His image is a benevolent one, "bluff and hearty", as the Spectator has put it, before going on to note his caustic edge. He said, bluff and hearty, as soon as we sat down, "it's very noble of you to come and interview me". He often says this to journalists. His catch phrase is "my dear old thing". This arose from being so hungover, on an epic trip from London to India in 1976, in a 1922 Rolls Royce, that he couldn't remember his great friend Michael Bennett's name when he tried to leave a note for him at a hotel. He began: "My dear ... " and, stumped, substituted, "my dear old thing". He can't remember how this grew into his catch phrase and is not much interested in trying to remember. I suspect it comes in handy for not having to remember most people's names.

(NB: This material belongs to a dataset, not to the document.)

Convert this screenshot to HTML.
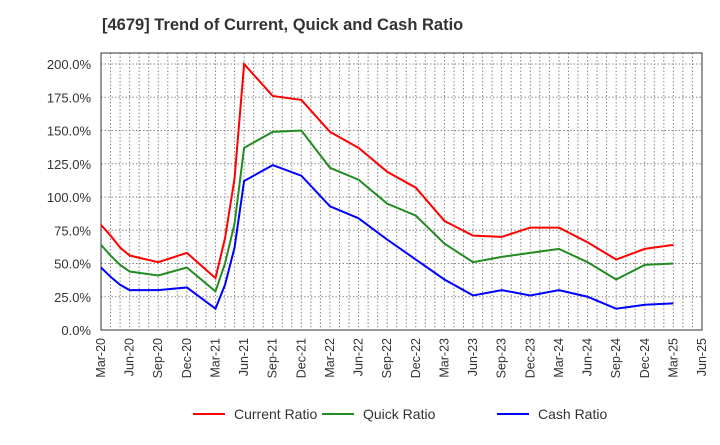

He was excessively nice to a chap from the hotel who came and turned off an enormous TV screen (he can't abide television; it is a lot of "guff") after we had failed to do so. "Oh thank you so much. It is really kind of you," he said, beaming away. He was making up for throwing a tantrum earlier after he'd been unable to manage to get an outside phone line from his room. He got a bit caustic with me when I said that Prince Philip was a terrible man after he'd spent some time telling me what a terrific and highly intelligent fellow he was. He is very impressed by clever people because he says he's not at all intelligent and he never got close to his father because he was an intellectual, "which meant there was a great gulf between us".

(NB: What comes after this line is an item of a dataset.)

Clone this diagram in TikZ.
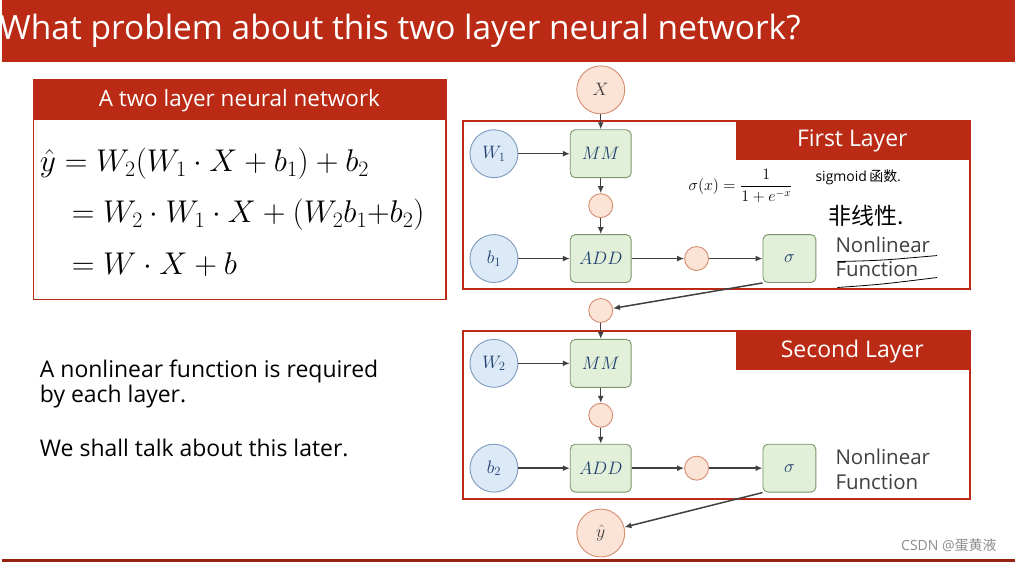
\RequirePackage{fix-cm}
\documentclass[tikz,border=0pt]{standalone}
\usepackage{amsmath,amssymb}
\usepackage{xcolor}
\usepackage{fontspec}
\setmainfont{Open Sans}
\newfontfamily\cjkfont{Noto Sans CJK SC}
\usepackage{tikz}
\usetikzlibrary{arrows.meta,positioning}

\definecolor{slidered}{RGB}{186,42,20}
\definecolor{inkblue}{RGB}{31,62,110}
\definecolor{peachfill}{RGB}{251,228,214}
\definecolor{peachdraw}{RGB}{214,140,110}
\definecolor{skyfill}{RGB}{220,233,246}
\definecolor{skydraw}{RGB}{125,155,190}
\definecolor{mintfill}{RGB}{226,240,217}
\definecolor{mintdraw}{RGB}{120,150,105}
\definecolor{wire}{RGB}{64,64,64}

\begin{document}
\begin{tikzpicture}[
			x=1pt, y=-1pt,
			every node/.style={align=center},
			sz/.style={font=\fontsize{#1}{#1}\selectfont},
			flow/.style={draw=wire, line width=1.5pt, -{Latex[length=7pt,width=6pt]}},
			datum/.style={circle, draw=peachdraw, fill=peachfill, line width=0.9pt,
				minimum size=48pt, inner sep=0pt, text=wire, sz=18},
			hidden/.style={circle, draw=peachdraw, fill=peachfill, line width=0.9pt,
				minimum size=24pt, inner sep=0pt},
			param/.style={circle, draw=skydraw, fill=skyfill, line width=0.9pt,
				minimum size=48pt, inner sep=0pt, text=inkblue, sz=18},
			op/.style={rectangle, rounded corners=5pt, draw=mintdraw, fill=mintfill,
				line width=0.9pt, minimum width=61pt, minimum height=48pt,
				inner sep=0pt, text=inkblue, sz=18},
			act/.style={op, minimum width=53pt},
			layer/.style={draw=slidered, line width=2pt},
			hand/.style={text=black, inner sep=0pt},
			]
			
			% background and title bar
			\fill[white] (0,0) rectangle (1015,563);
			\fill[slidered] (0,0) rectangle (1015,62);
			\node[anchor=base west, text=white, inner sep=0pt, sz=33.5] (title) at (-2,40)
				{What problem about this two layer neural network?};
			\fill[slidered!80!black] (0,560) rectangle (1015,563);
			
			% formula box
			\fill[slidered] (32,80) rectangle (445,120);
			\draw[slidered, line width=1.5pt] (32,80) rectangle (445,300);
			\node[text=white, sz=22.5] (fhead) at (238,101) {A two layer neural network};
			\node[anchor=base west, inner sep=0pt, sz=31.5] (eq1) at (38,172)
				{$\hat{y} = W_2(W_1\cdot X + b_1) + b_2$};
			\node[anchor=base west, inner sep=0pt, sz=31.5] (eq2) at (70,223)
				{$= W_2\cdot W_1\cdot X + (W_2 b_1{+}b_2)$};
			\node[anchor=base west, inner sep=0pt, sz=31.5] (eq3) at (70,275)
				{$= W\cdot X + b$};
			
			% remark
			\node[anchor=base west, align=left, inner sep=0pt, sz=23] (remark) at (38,403)
				{A nonlinear function is required\\[2pt]by each layer.};
			\node[anchor=base west, inner sep=0pt, sz=23] (later) at (38,457)
				{We shall talk about this later.};
			
			% first layer
			\draw[layer] (462,121) rectangle (970,290);
			\fill[slidered] (735,121) rectangle (970,160);
			\node[text=white, sz=23] (l1name) at (852,141) {First Layer};
			
			\node[datum] (X) at (600,90) {$X$};
			\node[param] (W1) at (493,154) {$W_1$};
			\node[op] (MM1) at (600,154) {$MM$};
			\node[hidden] (p1) at (600,206) {};
			\node[param] (b1) at (493,259) {$b_1$};
			\node[op] (ADD1) at (600,259) {$ADD$};
			\node[hidden] (z1) at (696,259) {};
			\node[act] (sig1) at (789,259) {$\sigma$};
			\node[anchor=base west, align=left, inner sep=0pt, sz=20.5, text=wire] (nl1) at (835,277)
				{Nonlinear\\[4pt]Function};
			
			\draw[flow] (X) -- (MM1);
			\draw[flow] (W1) -- (MM1);
			\draw[flow] (MM1) -- (p1);
			\draw[flow] (p1) -- (ADD1);
			\draw[flow] (b1) -- (ADD1);
			\draw[flow] (ADD1) -- (z1);
			\draw[flow] (z1) -- (sig1);
			
			% notes written by hand
			\node[hand, sz=16] (sigdef) at (740,186) {$\sigma(x)=\dfrac{1}{1+e^{-x}}$};
			\node[hand, anchor=west, sz=14] (signame) at (815,178) {sigmoid\,{\cjkfont 函数}.};
			\node[hand, anchor=west, sz=23] (nonlin) at (828,216) {\cjkfont 非线性.};
			\draw[black, line width=0.8pt] (837,262) .. controls (880,261) .. (937,256);
			\draw[black, line width=0.8pt] (837,288) .. controls (880,285) .. (937,278);
			
			% between layers
			\node[hidden] (h1) at (600,311) {};
			\draw[flow] (sig1.south west) -- (h1);
			
			% second layer
			\draw[layer] (462,332) rectangle (970,500);
			\fill[slidered] (735,332) rectangle (970,371);
			\node[text=white, sz=23] (l2name) at (852,352) {Second Layer};
			
			\node[param] (W2) at (493,364) {$W_2$};
			\node[op] (MM2) at (600,364) {$MM$};
			\node[hidden] (p2) at (600,416) {};
			\node[param] (b2) at (493,469) {$b_2$};
			\node[op] (ADD2) at (600,469) {$ADD$};
			\node[hidden] (z2) at (696,469) {};
			\node[act] (sig2) at (789,469) {$\sigma$};
			\node[anchor=base west, align=left, inner sep=0pt, sz=20.5, text=wire] (nl2) at (835,490)
				{Nonlinear\\[4pt]Function};
			
			\draw[flow] (h1) -- (MM2);
			\draw[flow] (W2) -- (MM2);
			\draw[flow] (MM2) -- (p2);
			\draw[flow] (p2) -- (ADD2);
			\draw[flow] (b2) -- (ADD2);
			\draw[flow] (ADD2) -- (z2);
			\draw[flow] (z2) -- (sig2);
			
			\node[datum] (yhat) at (600,534) {$\hat{y}$};
			\draw[flow] (sig2.south west) -- (yhat);
			
			% watermark
			\node[anchor=east, text=black!45, sz=14] (mark) at (1000,546)
				{CSDN @{\cjkfont 蛋黄液}};
			
		\end{tikzpicture}
\end{document}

He knew the Queen Mother, "a bit" and used to go to lunches with her and she was great good fun: "On her own terms." He's met the Queen, a few times, and there's a picture in the book of HM presenting "an amazing fruit cake" to the commentary team at Lord's.

She didn't make it, I foolishly said. "Are you sure?" he said, giving me a gimlet look which he must have inherited from his mother. He once said of her that she was a cross between Queen Victoria and Attila the Hun. Of course he adored her. They shared a great many of the same views about people and life. What things? "Oh, I'm not going to tell you. No. No." Because it will make both of them sound snobbish? "Of course it will. Probably. My mother was a great snob. As of right, entirely."

I don't know whether he's a great snob. Probably. But he's also great good fun, if you believe Valeria. And impossible, really, if you believe him. I believe both of them.